Line losses refer to the power dissipated as heat in an electrical transmission line due to the resistance of the conductors. For a 1-phase, 3-wire underground AC system, these losses can be calculated based on the cross-sectional area of the wire and other electrical parameters.

2. How Does the Calculator Work?

The calculator uses the formula:

\[ \text{Line Losses} = \frac{2 \times \rho \times L \times P^2}{A \times (V_m^2 \times \cos(\Phi)^2)} \]

Where:

\( \rho \) — Resistivity of the conductor material (Ω·m)
\( L \) — Length of the underground AC wire (m)
\( P \) — Power transmitted through the line (W)
\( A \) — Cross-sectional area of the wire (m²)
\( V_m \) — Maximum voltage underground AC (V)
\( \Phi \) — Phase difference between voltage and current (rad)
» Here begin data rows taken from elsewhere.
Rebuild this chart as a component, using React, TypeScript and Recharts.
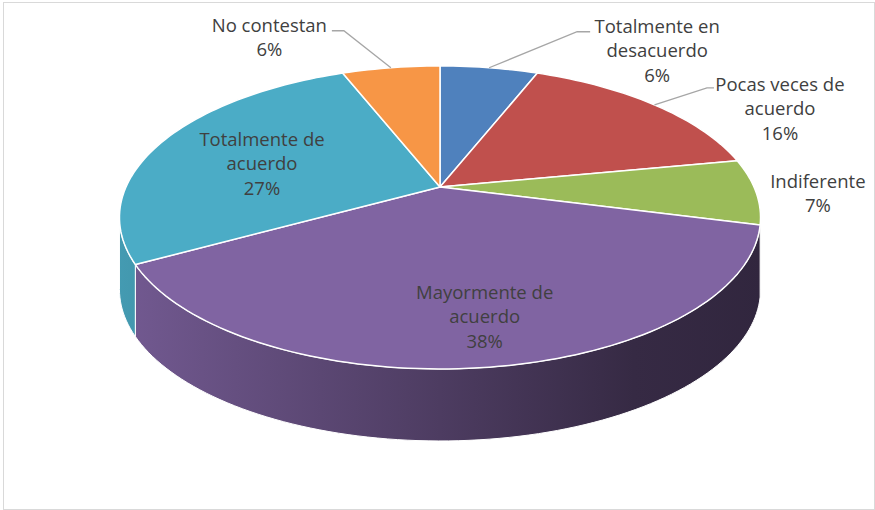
import { PieChart, Pie, Cell } from 'recharts'

// chart data
const categories = [
  'Totalmente en desacuerdo',
  'Pocas veces de acuerdo',
  'Indiferente',
  'Mayormente de acuerdo',
  'Totalmente de acuerdo',
  'No contestan',
]
const labelLines = [
  ['Totalmente en', 'desacuerdo'],
  ['Pocas veces de', 'acuerdo'],
  ['Indiferente'],
  ['Mayormente de', 'acuerdo'],
  ['Totalmente de', 'acuerdo'],
  ['No contestan'],
]
const percentages = [6, 16, 7, 38, 27, 6]
const colors = ['#4F81BD', '#C0504D', '#9BBB59', '#8064A2', '#4BACC6', '#F79646']

const data = categories.map((name, i) => ({ name, value: percentages[i] }))

// 3d look
const RY_RATIO = 0.463
const PERSPECTIVE = 0.201
const DEPTH = 72
const FRONT_LO = -168.4
const FRONT_HI = -11.6

// label placement relative to the rim point at the slice's mid angle
const labelLayout = [
  { dx: 168, dy: -17, leader: [[88, -36], [101, -36]] },
  { dx: 125.5, dy: 4, leader: [[52.5, -17], [59.5, -17]] },
  { dx: 62, dy: 2, leader: null },
  { dx: -4.5, dy: -50.5, leader: null },
  { dx: 98.6, dy: 23, leader: null },
  { dx: -121.5, dy: -30, leader: [[-47, -37], [-59, -37]] },
]

const FONT = '"Open Sans", "Noto Sans", sans-serif'
const LINE_H = 24.5

function project(cx: number, cy: number, rx: number, deg: number): [number, number] {
  const a = (deg * Math.PI) / 180
  const x = Math.cos(a)
  const y = Math.sin(a)
  const w = 1 + PERSPECTIVE * y
  return [cx + (rx * x) / w, cy - (rx * RY_RATIO * y) / w]
}

function shade(hex: string, f: number) {
  const n = parseInt(hex.slice(1), 16)
  const r = Math.round(((n >> 16) & 255) * f)
  const g = Math.round(((n >> 8) & 255) * f)
  const b = Math.round((n & 255) * f)
  return `rgb(${r},${g},${b})`
}

function arcPoints(cx: number, cy: number, rx: number, from: number, to: number) {
  const steps = Math.max(2, Math.ceil(Math.abs(to - from) / 1.5))
  const pts: [number, number][] = []
  for (let i = 0; i <= steps; i++) {
    pts.push(project(cx, cy, rx, from + ((to - from) * i) / steps))
  }
  return pts
}

function Slice3D(props: any) {
  const { cx, cy, outerRadius, startAngle, endAngle, fill } = props
  const lo = Math.min(startAngle, endAngle)
  const hi = Math.max(startAngle, endAngle)
  const top = arcPoints(cx, cy, outerRadius, startAngle, endAngle)
  const topPath = `M${cx},${cy}` + top.map((p) => `L${p[0]},${p[1]}`).join('') + 'Z'

  const gid = `wall-${String(fill).replace('#', '')}`
  const walls: string[] = []
  for (const k of [0, -360, 360]) {
    const a1 = Math.max(lo, FRONT_LO + k)
    const a2 = Math.min(hi, FRONT_HI + k)
    if (a2 > a1) {
      const upper = arcPoints(cx, cy, outerRadius, a1, a2)
      const lower = arcPoints(cx, cy, outerRadius, a2, a1).map((p) => [p[0], p[1] + DEPTH])
      walls.push(
        `M${upper[0][0]},${upper[0][1]}` +
          upper.slice(1).map((p) => `L${p[0]},${p[1]}`).join('') +
          lower.map((p) => `L${p[0]},${p[1]}`).join('') +
          'Z'
      )
    }
  }

  return (
    <g>
      <defs>
        <linearGradient id={gid} gradientUnits="userSpaceOnUse" x1={cx - outerRadius * 1.03} x2={cx + outerRadius * 1.03} y1={0} y2={0}>
          <stop offset="0" stopColor={shade(fill, 0.9)} />
          <stop offset="0.5" stopColor={shade(fill, 0.6)} />
          <stop offset="0.8" stopColor={shade(fill, 0.42)} />
          <stop offset="1" stopColor={shade(fill, 0.38)} />
        </linearGradient>
      </defs>
      {walls.map((d, i) => (
        <path key={i} d={d} fill={`url(#${gid})`} stroke="#ffffff" strokeWidth={1} strokeLinejoin="round" />
      ))}
      <path d={topPath} fill={fill} stroke="#ffffff" strokeWidth={1.5} strokeLinejoin="round" />
    </g>
  )
}

function renderLabel(props: any) {
  const { cx, cy, outerRadius, midAngle, percent, name } = props
  const index = props.index ?? categories.indexOf(name)
  const layout = labelLayout[index]
  const [rx0, ry0] = project(cx, cy, outerRadius, midAngle)
  const tx = rx0 + layout.dx
  const ty = ry0 + layout.dy
  const lines = [...labelLines[index], `${Math.round(percent * 100)}%`]
  const n = lines.length
  return (
    <g key={`label-${index}`}>
      {layout.leader && (
        <polyline
          points={[[rx0, ry0], ...layout.leader.map((p) => [rx0 + p[0], ry0 + p[1]])].map((p) => p.join(',')).join(' ')}
          fill="none"
          stroke="#a6a6a6"
          strokeWidth={1.3}
        />
      )}
      <text textAnchor="middle" fontFamily={FONT} fontSize={18.5} fill="#404040">
        {lines.map((t, i) => (
          <tspan key={i} x={tx} y={ty + 6.5 + (i - (n - 1) / 2) * LINE_H}>
            {t}
          </tspan>
        ))}
      </text>
    </g>
  )
}

export default function App() {
  return (
    <div style={{ position: 'absolute', left: 0, top: 0, width: 875, height: 510, background: '#ffffff' }}>
      <div
        style={{
          position: 'absolute',
          left: 3,
          top: 2,
          width: 872,
          height: 508,
          boxSizing: 'border-box',
          border: '1px solid #d9d9d9',
        }}
      />
      <div style={{ position: 'absolute', left: 0, top: 0 }}>
        <PieChart width={875} height={510} margin={{ top: 0, right: 0, bottom: 0, left: 0 }}>
          <Pie
            data={data}
            dataKey="value"
            nameKey="name"
            cx={440}
            cy={187}
            outerRadius={314}
            startAngle={90}
            endAngle={-270}
            stroke="none"
            isAnimationActive={false}
            shape={Slice3D}
            inactiveShape={Slice3D}
            activeShape={Slice3D}
            label={renderLabel}
            labelLine={false}
          >
            {data.map((d, i) => (
              <Cell key={d.name} fill={colors[i]} />
            ))}
          </Pie>
        </PieChart>
      </div>
    </div>
  )
}
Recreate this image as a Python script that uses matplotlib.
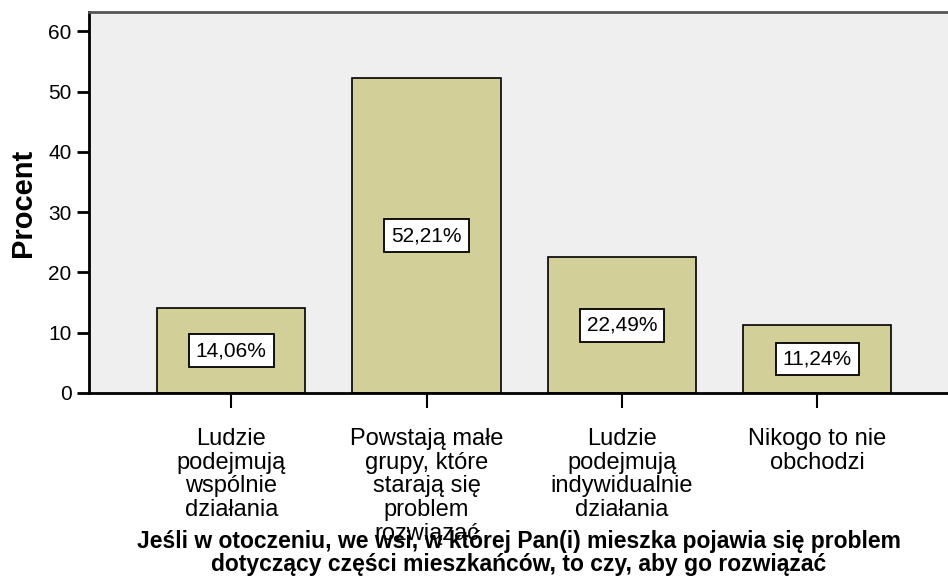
import matplotlib.pyplot as plt

categories = ["Ludzie\npodejmują\nwspólnie\ndziałania",
              "Powstają małe\ngrupy, które\nstarają się\nproblem\nrozwiązać",
              "Ludzie\npodejmują\nindywidualnie\ndziałania",
              "Nikogo to nie\nobchodzi"]
values = [14.06, 52.21, 22.49, 11.24]
labels = ["14,06%", "52,21%", "22,49%", "11,24%"]
yticks = [0, 10, 20, 30, 40, 50, 60]

plt.rcParams['font.family'] = ['Liberation Sans', 'DejaVu Sans']

fig = plt.figure(figsize=(9.48, 5.79), dpi=100)
ax = fig.add_axes([89/948, 1-393/579, 1-89/948, (393-12)/579])
ax.set_facecolor('#efefef')

x = range(len(values))
ax.bar(x, values, width=0.76, color='#d3cf99', edgecolor='black', linewidth=1.2, zorder=2)
for xi, v, lab in zip(x, values, labels):
    ax.text(xi, v/2, lab, ha='center', va='center', fontsize=15,
            bbox=dict(boxstyle='square,pad=0.33', fc='white', ec='black', lw=1.3), zorder=3)

ax.set_xlim(-0.728, 3.67)
ax.set_ylim(0, 63.2)
ax.set_yticks(yticks)
ax.set_yticklabels([str(t) for t in yticks], fontsize=15)
ax.set_xticks(list(x))
ax.set_xticklabels([])
for xi, c in zip(x, categories):
    ax.text(xi, -5.8, c, ha='center', va='top', fontsize=17,
            linespacing=1.1, clip_on=False)

ax.tick_params(axis='y', length=9, width=2, pad=3.5)
ax.tick_params(axis='x', length=11, width=1.5)
ax.spines['left'].set_linewidth(2)
ax.spines['bottom'].set_linewidth(2)
ax.spines['top'].set_color('#555555')
ax.spines['top'].set_linewidth(2)
ax.spines['right'].set_visible(False)

ax.set_ylabel("Procent", fontsize=21, fontweight='bold', labelpad=8)
fig.text(0.5 + 89/948/2, 1 - 553/579,
         "Jeśli w otoczeniu, we wsi, w której Pan(i) mieszka pojawia się problem\n"
         "dotyczący części mieszkańców, to czy, aby go rozwiązać",
         ha='center', va='center', fontsize=16.5, fontweight='bold', linespacing=0.98)

fig.savefig("out.png", dpi=100)
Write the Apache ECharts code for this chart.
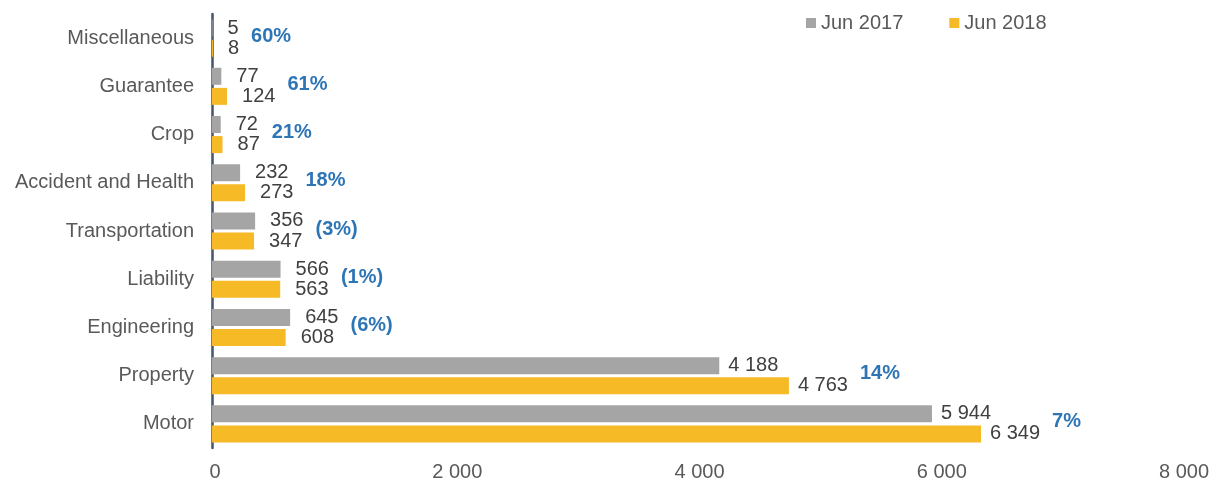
<!DOCTYPE html>
<html>
<head>
<meta charset="utf-8">
<script src="https://cdn.jsdelivr.net/npm/echarts@6/dist/echarts.min.js"></script>
<style>
  html, body { margin: 0; padding: 0; background: #fff; }
  #chart { width: 1215px; height: 484px; }
</style>
</head>
<body>
<div id="chart"></div>
<script>
// Gross written premium by line of business (bottom to top)
const categories = ['Motor', 'Property', 'Engineering', 'Liability', 'Transportation',
  'Accident and Health', 'Crop', 'Guarantee', 'Miscellaneous'];
const jun2017 = [5944, 4188, 645, 566, 356, 232, 72, 77, 5];
const jun2018 = [6349, 4763, 608, 563, 347, 273, 87, 124, 8];
// Year-on-year change, in percent
const growth = [7, 14, -6, -1, -3, 18, 21, 61, 60];
const xTicks = [0, 2000, 4000, 6000, 8000];

const FONT = '"Liberation Sans", Arial, sans-serif';

function fmtNum(v) {
  return String(v).replace(/\B(?=(\d{3})+(?!\d))/g, ' ');
}
function fmtPct(p) {
  return p < 0 ? '(' + Math.abs(p) + '%)' : p + '%';
}
// gap between bar end and its value label
function labelGap(v) {
  return v >= 1000 ? 9 : 15;
}

const measureCtx = document.createElement('canvas').getContext('2d');
measureCtx.font = '20px ' + FONT;
function textWidth(s) { return measureCtx.measureText(s).width; }

function barData(values) {
  return values.map(v => ({ value: v, label: { distance: labelGap(v) } }));
}

// the growth label sits to the right of the longer bar's value label
const labelEnds = categories.map((c, i) => ({
  a: { v: jun2017[i], w: labelGap(jun2017[i]) + textWidth(fmtNum(jun2017[i])) },
  b: { v: jun2018[i], w: labelGap(jun2018[i]) + textWidth(fmtNum(jun2018[i])) }
}));

const chart = echarts.init(document.getElementById('chart'), null, { renderer: 'canvas' });

const valueLabel = {
  show: true, position: 'right', fontSize: 20, color: '#404040', fontFamily: FONT,
  formatter: p => fmtNum(p.value)
};

const option = {
  animation: false,
  textStyle: { fontFamily: FONT },
  legend: {
    data: ['Jun 2017', 'Jun 2018'],
    left: 801,
    top: 8,
    icon: 'rect',
    itemWidth: 10,
    itemHeight: 10,
    itemGap: 46,
    textStyle: { fontSize: 20, color: '#595959', fontFamily: FONT }
  },
  grid: { left: 212, right: 34, top: 14, bottom: 36, containLabel: false },
  xAxis: {
    type: 'value',
    min: xTicks[0],
    max: xTicks[xTicks.length - 1],
    interval: xTicks[1] - xTicks[0],
    axisLine: { show: false },
    axisTick: { show: false },
    splitLine: { show: false },
    axisLabel: {
      fontSize: 20, color: '#595959', fontFamily: FONT, margin: 14,
      padding: [0, 0, 0, 6],
      formatter: v => fmtNum(v)
    }
  },
  yAxis: {
    type: 'category',
    data: categories,
    axisLine: { show: true, lineStyle: { color: '#44546A', width: 2.5 } },
    axisTick: { show: false },
    axisLabel: { fontSize: 20, color: '#595959', fontFamily: FONT, margin: 18 }
  },
  series: [
    {
      name: 'Jun 2017',
      type: 'bar',
      data: barData(jun2017),
      barWidth: 17,
      barGap: '18%',
      itemStyle: { color: '#A5A5A5' },
      label: valueLabel
    },
    {
      name: 'Jun 2018',
      type: 'bar',
      data: barData(jun2018),
      barWidth: 17,
      barGap: '18%',
      itemStyle: { color: '#F7BA27' },
      label: valueLabel
    },
    {
      name: 'growth',
      type: 'custom',
      z: 5,
      data: categories.map((c, i) => [i]),
      renderItem: (params, api) => {
        const i = api.value(0);
        const e = labelEnds[i];
        const xa = api.coord([e.a.v, i])[0] + e.a.w;
        const xb = api.coord([e.b.v, i])[0] + e.b.w;
        const y = api.coord([0, i])[1];
        return {
          type: 'text',
          x: Math.max(xa, xb) + 12,
          y: y - 2,
          style: {
            text: fmtPct(growth[i]),
            fill: '#2E75B6',
            font: 'bold 20px ' + FONT,
            verticalAlign: 'middle',
            align: 'left'
          }
        };
      }
    }
  ]
};

chart.setOption(option);
</script>
</body>
</html>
Explanation: The formula calculates power losses by considering the resistance of the conductor, the square of the current (derived from power and voltage), and the power factor (cosΦ).

3. Importance of Line Losses Calculation

Details: Calculating line losses is essential for designing efficient power transmission systems, minimizing energy waste, determining appropriate conductor sizes, and ensuring voltage regulation throughout the network.

4. Using the Calculator

Tips: Enter all values in appropriate units. Resistivity, length, power, area, and voltage must be positive values. Phase difference should be in radians (0 to π/2 for typical power systems).

5. Frequently Asked Questions (FAQ)

Q1: Why is the formula squared for power and voltage?
A: The squared terms come from the relationship P = I²R for power losses, where current I is derived from P = VIcosΦ, resulting in I = P/(VcosΦ).

Q2: What is typical resistivity for copper conductors?
A: Copper has a resistivity of approximately 1.68 × 10⁻⁸ Ω·m at 20°C. Aluminum is about 2.82 × 10⁻⁸ Ω·m.

Q3: How does wire area affect line losses?
A: Larger cross-sectional area reduces resistance, which directly decreases line losses according to the formula.

Q4: Why is phase difference important?
A: Phase difference affects the power factor (cosΦ). Lower power factor means higher current for the same power, resulting in increased line losses.

Q5: Are there other factors affecting line losses?
A: Yes, temperature effects on resistivity, skin effect, proximity effect, and harmonic distortions can also influence actual line losses.